_REQUIRED TASK:_ Leave the pictures out and retype the lines from the beginning through the line with "const probTicks = [0, 0.1, 0.2, 0.3];", both ends included.

_DATA SHOWN:_
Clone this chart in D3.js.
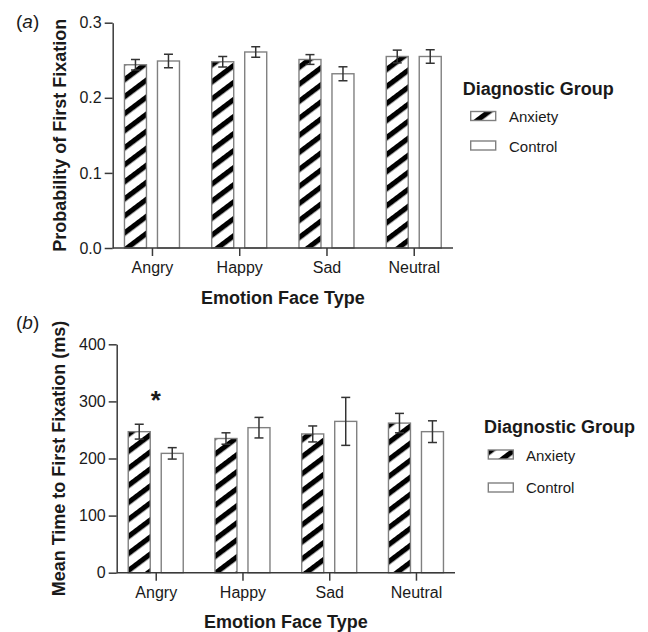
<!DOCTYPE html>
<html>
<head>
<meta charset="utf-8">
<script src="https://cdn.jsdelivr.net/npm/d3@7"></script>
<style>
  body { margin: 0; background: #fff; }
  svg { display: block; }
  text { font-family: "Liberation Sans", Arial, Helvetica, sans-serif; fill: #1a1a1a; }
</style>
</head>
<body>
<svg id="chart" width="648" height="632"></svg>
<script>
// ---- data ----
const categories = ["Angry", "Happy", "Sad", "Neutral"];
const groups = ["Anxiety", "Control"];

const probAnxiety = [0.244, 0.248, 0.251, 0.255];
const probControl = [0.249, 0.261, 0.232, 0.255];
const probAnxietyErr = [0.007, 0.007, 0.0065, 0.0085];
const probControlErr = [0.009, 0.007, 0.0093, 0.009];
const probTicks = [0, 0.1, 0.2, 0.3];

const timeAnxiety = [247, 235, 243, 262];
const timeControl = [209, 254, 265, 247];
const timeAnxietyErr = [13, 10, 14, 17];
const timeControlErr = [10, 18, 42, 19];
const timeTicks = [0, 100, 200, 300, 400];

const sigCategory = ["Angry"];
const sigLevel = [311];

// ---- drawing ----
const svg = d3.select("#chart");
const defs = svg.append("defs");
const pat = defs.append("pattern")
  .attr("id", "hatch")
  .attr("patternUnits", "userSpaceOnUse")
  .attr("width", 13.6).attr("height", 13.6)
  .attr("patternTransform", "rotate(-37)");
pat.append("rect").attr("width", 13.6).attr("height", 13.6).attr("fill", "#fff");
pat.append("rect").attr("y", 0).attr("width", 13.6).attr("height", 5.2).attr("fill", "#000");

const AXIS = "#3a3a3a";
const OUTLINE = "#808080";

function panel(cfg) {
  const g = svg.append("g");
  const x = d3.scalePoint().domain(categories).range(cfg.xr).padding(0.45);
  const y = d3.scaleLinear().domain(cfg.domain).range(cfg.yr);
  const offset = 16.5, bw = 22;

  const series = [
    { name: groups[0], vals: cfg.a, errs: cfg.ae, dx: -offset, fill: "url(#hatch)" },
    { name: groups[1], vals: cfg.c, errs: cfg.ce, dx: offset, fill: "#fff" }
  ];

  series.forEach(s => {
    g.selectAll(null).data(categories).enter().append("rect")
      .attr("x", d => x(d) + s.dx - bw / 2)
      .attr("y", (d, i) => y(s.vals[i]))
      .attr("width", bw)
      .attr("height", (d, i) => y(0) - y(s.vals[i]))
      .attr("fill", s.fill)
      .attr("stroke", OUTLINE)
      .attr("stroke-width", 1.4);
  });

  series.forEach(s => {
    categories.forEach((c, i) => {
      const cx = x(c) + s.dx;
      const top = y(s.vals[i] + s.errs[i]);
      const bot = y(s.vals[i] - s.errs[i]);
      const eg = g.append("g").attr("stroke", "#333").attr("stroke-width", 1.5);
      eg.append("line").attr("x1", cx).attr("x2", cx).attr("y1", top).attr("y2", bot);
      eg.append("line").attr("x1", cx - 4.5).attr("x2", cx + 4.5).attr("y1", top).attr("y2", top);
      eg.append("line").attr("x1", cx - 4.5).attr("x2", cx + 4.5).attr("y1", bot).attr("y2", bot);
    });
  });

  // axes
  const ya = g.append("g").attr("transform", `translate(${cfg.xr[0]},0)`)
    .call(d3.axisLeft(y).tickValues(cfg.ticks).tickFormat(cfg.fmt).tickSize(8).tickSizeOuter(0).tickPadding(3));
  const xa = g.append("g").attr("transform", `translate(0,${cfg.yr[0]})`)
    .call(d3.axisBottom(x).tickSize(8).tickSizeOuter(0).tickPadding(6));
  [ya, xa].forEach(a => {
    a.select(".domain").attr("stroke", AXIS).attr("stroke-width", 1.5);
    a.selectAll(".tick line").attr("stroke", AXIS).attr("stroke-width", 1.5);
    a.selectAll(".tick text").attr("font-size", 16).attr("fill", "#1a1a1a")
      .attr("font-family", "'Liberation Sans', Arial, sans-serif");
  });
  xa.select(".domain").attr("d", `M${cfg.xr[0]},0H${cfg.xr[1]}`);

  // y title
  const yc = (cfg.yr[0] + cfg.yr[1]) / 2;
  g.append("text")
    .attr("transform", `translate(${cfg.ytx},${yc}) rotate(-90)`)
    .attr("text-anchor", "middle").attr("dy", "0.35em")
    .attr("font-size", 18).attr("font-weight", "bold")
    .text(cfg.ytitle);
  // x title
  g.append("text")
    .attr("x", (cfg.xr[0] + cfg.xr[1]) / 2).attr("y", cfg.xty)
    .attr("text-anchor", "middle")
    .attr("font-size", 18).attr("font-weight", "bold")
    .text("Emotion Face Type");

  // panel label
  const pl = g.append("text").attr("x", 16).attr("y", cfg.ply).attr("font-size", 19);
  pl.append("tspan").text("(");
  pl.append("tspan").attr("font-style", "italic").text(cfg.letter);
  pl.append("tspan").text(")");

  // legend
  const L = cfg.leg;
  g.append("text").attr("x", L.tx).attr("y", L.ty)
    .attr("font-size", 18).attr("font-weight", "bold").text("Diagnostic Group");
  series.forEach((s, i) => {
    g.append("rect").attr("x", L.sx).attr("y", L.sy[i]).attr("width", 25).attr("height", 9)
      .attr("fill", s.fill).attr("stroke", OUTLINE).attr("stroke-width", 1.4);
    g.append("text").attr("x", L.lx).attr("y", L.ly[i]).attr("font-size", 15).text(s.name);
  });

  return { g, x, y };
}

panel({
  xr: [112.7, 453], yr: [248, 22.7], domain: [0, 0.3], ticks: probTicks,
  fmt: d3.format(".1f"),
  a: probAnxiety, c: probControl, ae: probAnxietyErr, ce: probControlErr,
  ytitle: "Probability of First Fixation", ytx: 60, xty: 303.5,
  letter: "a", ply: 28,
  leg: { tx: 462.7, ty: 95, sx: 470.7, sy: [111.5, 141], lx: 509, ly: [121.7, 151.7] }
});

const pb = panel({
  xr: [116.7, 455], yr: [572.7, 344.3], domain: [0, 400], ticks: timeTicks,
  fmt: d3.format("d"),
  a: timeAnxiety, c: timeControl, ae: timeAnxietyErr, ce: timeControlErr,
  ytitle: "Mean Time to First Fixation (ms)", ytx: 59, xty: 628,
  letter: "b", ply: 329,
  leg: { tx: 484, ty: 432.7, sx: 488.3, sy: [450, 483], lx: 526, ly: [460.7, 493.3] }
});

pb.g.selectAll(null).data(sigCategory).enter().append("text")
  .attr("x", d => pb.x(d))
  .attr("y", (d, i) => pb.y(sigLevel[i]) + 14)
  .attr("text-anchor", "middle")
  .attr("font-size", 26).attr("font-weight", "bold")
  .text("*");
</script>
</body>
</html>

_ANSWER FOR THE TASK:_
Clone this chart in D3.js.
<!DOCTYPE html>
<html>
<head>
<meta charset="utf-8">
<script src="https://cdn.jsdelivr.net/npm/d3@7"></script>
<style>
  body { margin: 0; background: #fff; }
  svg { display: block; }
  text { font-family: "Liberation Sans", Arial, Helvetica, sans-serif; fill: #1a1a1a; }
</style>
</head>
<body>
<svg id="chart" width="648" height="632"></svg>
<script>
// ---- data ----
const categories = ["Angry", "Happy", "Sad", "Neutral"];
const groups = ["Anxiety", "Control"];

const probAnxiety = [0.244, 0.248, 0.251, 0.255];
const probControl = [0.249, 0.261, 0.232, 0.255];
const probAnxietyErr = [0.007, 0.007, 0.0065, 0.0085];
const probControlErr = [0.009, 0.007, 0.0093, 0.009];
const probTicks = [0, 0.1, 0.2, 0.3];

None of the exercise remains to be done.